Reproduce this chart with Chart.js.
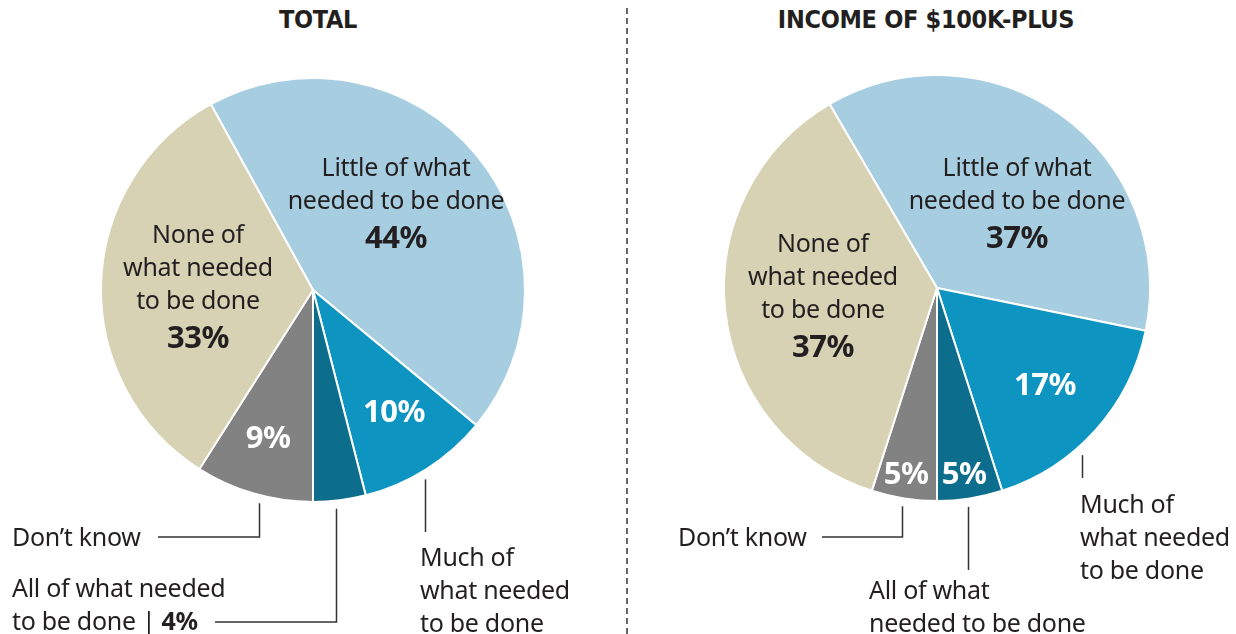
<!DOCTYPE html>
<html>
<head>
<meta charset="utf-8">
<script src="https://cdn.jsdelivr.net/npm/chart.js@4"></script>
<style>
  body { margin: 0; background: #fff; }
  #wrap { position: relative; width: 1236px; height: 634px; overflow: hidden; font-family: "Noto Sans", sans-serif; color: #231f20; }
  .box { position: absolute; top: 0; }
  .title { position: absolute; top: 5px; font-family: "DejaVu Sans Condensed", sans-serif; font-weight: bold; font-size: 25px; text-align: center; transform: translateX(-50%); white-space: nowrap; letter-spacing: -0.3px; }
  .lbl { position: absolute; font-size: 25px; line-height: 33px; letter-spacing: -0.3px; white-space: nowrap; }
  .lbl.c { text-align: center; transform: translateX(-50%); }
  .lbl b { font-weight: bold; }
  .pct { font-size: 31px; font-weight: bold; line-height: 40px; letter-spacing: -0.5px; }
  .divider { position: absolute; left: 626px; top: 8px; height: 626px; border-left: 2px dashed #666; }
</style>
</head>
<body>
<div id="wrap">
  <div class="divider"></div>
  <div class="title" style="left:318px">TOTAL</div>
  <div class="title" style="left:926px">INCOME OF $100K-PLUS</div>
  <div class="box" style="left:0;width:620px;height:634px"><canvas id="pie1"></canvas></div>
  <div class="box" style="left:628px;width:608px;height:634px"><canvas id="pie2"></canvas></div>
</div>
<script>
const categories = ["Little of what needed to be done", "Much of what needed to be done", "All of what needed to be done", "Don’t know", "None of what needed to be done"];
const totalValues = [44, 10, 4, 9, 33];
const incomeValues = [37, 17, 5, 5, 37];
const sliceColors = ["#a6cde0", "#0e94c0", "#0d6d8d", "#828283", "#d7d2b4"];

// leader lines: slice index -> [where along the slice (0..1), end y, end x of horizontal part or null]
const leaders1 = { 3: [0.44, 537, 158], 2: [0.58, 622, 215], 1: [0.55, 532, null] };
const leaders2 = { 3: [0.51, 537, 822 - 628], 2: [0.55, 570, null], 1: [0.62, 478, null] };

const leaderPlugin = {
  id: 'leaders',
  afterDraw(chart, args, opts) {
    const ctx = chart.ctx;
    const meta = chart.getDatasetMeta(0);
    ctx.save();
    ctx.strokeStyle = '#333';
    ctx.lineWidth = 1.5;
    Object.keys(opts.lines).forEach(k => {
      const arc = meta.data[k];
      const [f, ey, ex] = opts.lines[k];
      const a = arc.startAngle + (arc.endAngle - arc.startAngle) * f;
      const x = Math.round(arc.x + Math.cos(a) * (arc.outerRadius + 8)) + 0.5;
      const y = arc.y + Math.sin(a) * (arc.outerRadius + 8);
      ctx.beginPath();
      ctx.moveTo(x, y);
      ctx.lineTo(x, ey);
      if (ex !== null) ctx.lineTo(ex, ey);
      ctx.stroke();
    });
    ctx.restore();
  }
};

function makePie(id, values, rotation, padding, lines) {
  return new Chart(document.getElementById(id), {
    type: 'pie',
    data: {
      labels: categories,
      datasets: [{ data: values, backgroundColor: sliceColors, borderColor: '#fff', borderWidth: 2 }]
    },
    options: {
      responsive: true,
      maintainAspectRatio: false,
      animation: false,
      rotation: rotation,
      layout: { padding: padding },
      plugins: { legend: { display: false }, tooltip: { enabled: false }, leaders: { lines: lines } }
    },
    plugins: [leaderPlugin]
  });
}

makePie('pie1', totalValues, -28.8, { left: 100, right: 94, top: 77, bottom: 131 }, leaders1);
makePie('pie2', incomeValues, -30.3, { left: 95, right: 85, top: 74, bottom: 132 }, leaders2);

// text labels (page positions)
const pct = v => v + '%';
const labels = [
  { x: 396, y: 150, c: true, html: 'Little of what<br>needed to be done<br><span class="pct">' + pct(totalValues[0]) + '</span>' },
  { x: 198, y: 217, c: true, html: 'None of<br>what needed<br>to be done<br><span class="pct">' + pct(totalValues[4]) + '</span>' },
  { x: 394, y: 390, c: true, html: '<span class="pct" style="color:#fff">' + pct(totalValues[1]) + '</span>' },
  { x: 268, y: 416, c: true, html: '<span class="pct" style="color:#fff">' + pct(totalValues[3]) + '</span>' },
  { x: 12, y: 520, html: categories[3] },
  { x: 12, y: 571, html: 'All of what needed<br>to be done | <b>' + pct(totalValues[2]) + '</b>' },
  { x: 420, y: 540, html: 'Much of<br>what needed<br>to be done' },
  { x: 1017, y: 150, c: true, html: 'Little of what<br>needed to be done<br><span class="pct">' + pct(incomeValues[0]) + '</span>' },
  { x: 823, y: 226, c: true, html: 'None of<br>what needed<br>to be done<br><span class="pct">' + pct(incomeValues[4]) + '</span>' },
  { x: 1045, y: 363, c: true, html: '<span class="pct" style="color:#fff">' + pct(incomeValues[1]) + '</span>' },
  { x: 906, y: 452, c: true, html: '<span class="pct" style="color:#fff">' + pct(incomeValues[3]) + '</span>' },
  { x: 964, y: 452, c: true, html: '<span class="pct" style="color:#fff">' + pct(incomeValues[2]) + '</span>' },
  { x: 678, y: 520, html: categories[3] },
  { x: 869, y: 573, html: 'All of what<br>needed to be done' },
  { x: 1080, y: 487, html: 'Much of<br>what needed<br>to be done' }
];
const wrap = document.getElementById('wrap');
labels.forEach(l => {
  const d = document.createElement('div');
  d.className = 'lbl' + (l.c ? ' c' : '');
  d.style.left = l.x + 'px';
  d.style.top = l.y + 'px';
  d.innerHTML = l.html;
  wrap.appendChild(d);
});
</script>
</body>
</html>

Exercise directions:
The pictures should not be reproduced; quote all of the other material exactly.

Written response:
Reproduce this chart with Chart.js.
<!DOCTYPE html>
<html>
<head>
<meta charset="utf-8">
<script src="https://cdn.jsdelivr.net/npm/chart.js@4"></script>
<style>
  body { margin: 0; background: #fff; }
  #wrap { position: relative; width: 1236px; height: 634px; overflow: hidden; font-family: "Noto Sans", sans-serif; color: #231f20; }
  .box { position: absolute; top: 0; }
  .title { position: absolute; top: 5px; font-family: "DejaVu Sans Condensed", sans-serif; font-weight: bold; font-size: 25px; text-align: center; transform: translateX(-50%); white-space: nowrap; letter-spacing: -0.3px; }
  .lbl { position: absolute; font-size: 25px; line-height: 33px; letter-spacing: -0.3px; white-space: nowrap; }
  .lbl.c { text-align: center; transform: translateX(-50%); }
  .lbl b { font-weight: bold; }
  .pct { font-size: 31px; font-weight: bold; line-height: 40px; letter-spacing: -0.5px; }
  .divider { position: absolute; left: 626px; top: 8px; height: 626px; border-left: 2px dashed #666; }
</style>
</head>
<body>
<div id="wrap">
  <div class="divider"></div>
  <div class="title" style="left:318px">TOTAL</div>
  <div class="title" style="left:926px">INCOME OF $100K-PLUS</div>
  <div class="box" style="left:0;width:620px;height:634px"><canvas id="pie1"></canvas></div>
  <div class="box" style="left:628px;width:608px;height:634px"><canvas id="pie2"></canvas></div>
</div>
<script>
const categories = ["Little of what needed to be done", "Much of what needed to be done", "All of what needed to be done", "Don’t know", "None of what needed to be done"];
const totalValues = [44, 10, 4, 9, 33];
const incomeValues = [37, 17, 5, 5, 37];
const sliceColors = ["#a6cde0", "#0e94c0", "#0d6d8d", "#828283", "#d7d2b4"];

// leader lines: slice index -> [where along the slice (0..1), end y, end x of horizontal part or null]
const leaders1 = { 3: [0.44, 537, 158], 2: [0.58, 622, 215], 1: [0.55, 532, null] };
const leaders2 = { 3: [0.51, 537, 822 - 628], 2: [0.55, 570, null], 1: [0.62, 478, null] };

const leaderPlugin = {
  id: 'leaders',
  afterDraw(chart, args, opts) {
    const ctx = chart.ctx;
    const meta = chart.getDatasetMeta(0);
    ctx.save();
    ctx.strokeStyle = '#333';
    ctx.lineWidth = 1.5;
    Object.keys(opts.lines).forEach(k => {
      const arc = meta.data[k];
      const [f, ey, ex] = opts.lines[k];
      const a = arc.startAngle + (arc.endAngle - arc.startAngle) * f;
      const x = Math.round(arc.x + Math.cos(a) * (arc.outerRadius + 8)) + 0.5;
      const y = arc.y + Math.sin(a) * (arc.outerRadius + 8);
      ctx.beginPath();
      ctx.moveTo(x, y);
      ctx.lineTo(x, ey);
      if (ex !== null) ctx.lineTo(ex, ey);
      ctx.stroke();
    });
    ctx.restore();
  }
};

function makePie(id, values, rotation, padding, lines) {
  return new Chart(document.getElementById(id), {
    type: 'pie',
    data: {
      labels: categories,
      datasets: [{ data: values, backgroundColor: sliceColors, borderColor: '#fff', borderWidth: 2 }]
    },
    options: {
      responsive: true,
      maintainAspectRatio: false,
      animation: false,
      rotation: rotation,
      layout: { padding: padding },
      plugins: { legend: { display: false }, tooltip: { enabled: false }, leaders: { lines: lines } }
    },
    plugins: [leaderPlugin]
  });
}

makePie('pie1', totalValues, -28.8, { left: 100, right: 94, top: 77, bottom: 131 }, leaders1);
makePie('pie2', incomeValues, -30.3, { left: 95, right: 85, top: 74, bottom: 132 }, leaders2);

// text labels (page positions)
const pct = v => v + '%';
const labels = [
  { x: 396, y: 150, c: true, html: 'Little of what<br>needed to be done<br><span class="pct">' + pct(totalValues[0]) + '</span>' },
  { x: 198, y: 217, c: true, html: 'None of<br>what needed<br>to be done<br><span class="pct">' + pct(totalValues[4]) + '</span>' },
  { x: 394, y: 390, c: true, html: '<span class="pct" style="color:#fff">' + pct(totalValues[1]) + '</span>' },
  { x: 268, y: 416, c: true, html: '<span class="pct" style="color:#fff">' + pct(totalValues[3]) + '</span>' },
  { x: 12, y: 520, html: categories[3] },
  { x: 12, y: 571, html: 'All of what needed<br>to be done | <b>' + pct(totalValues[2]) + '</b>' },
  { x: 420, y: 540, html: 'Much of<br>what needed<br>to be done' },
  { x: 1017, y: 150, c: true, html: 'Little of what<br>needed to be done<br><span class="pct">' + pct(incomeValues[0]) + '</span>' },
  { x: 823, y: 226, c: true, html: 'None of<br>what needed<br>to be done<br><span class="pct">' + pct(incomeValues[4]) + '</span>' },
  { x: 1045, y: 363, c: true, html: '<span class="pct" style="color:#fff">' + pct(incomeValues[1]) + '</span>' },
  { x: 906, y: 452, c: true, html: '<span class="pct" style="color:#fff">' + pct(incomeValues[3]) + '</span>' },
  { x: 964, y: 452, c: true, html: '<span class="pct" style="color:#fff">' + pct(incomeValues[2]) + '</span>' },
  { x: 678, y: 520, html: categories[3] },
  { x: 869, y: 573, html: 'All of what<br>needed to be done' },
  { x: 1080, y: 487, html: 'Much of<br>what needed<br>to be done' }
];
const wrap = document.getElementById('wrap');
labels.forEach(l => {
  const d = document.createElement('div');
  d.className = 'lbl' + (l.c ? ' c' : '');
  d.style.left = l.x + 'px';
  d.style.top = l.y + 'px';
  d.innerHTML = l.html;
  wrap.appendChild(d);
});
</script>
</body>
</html>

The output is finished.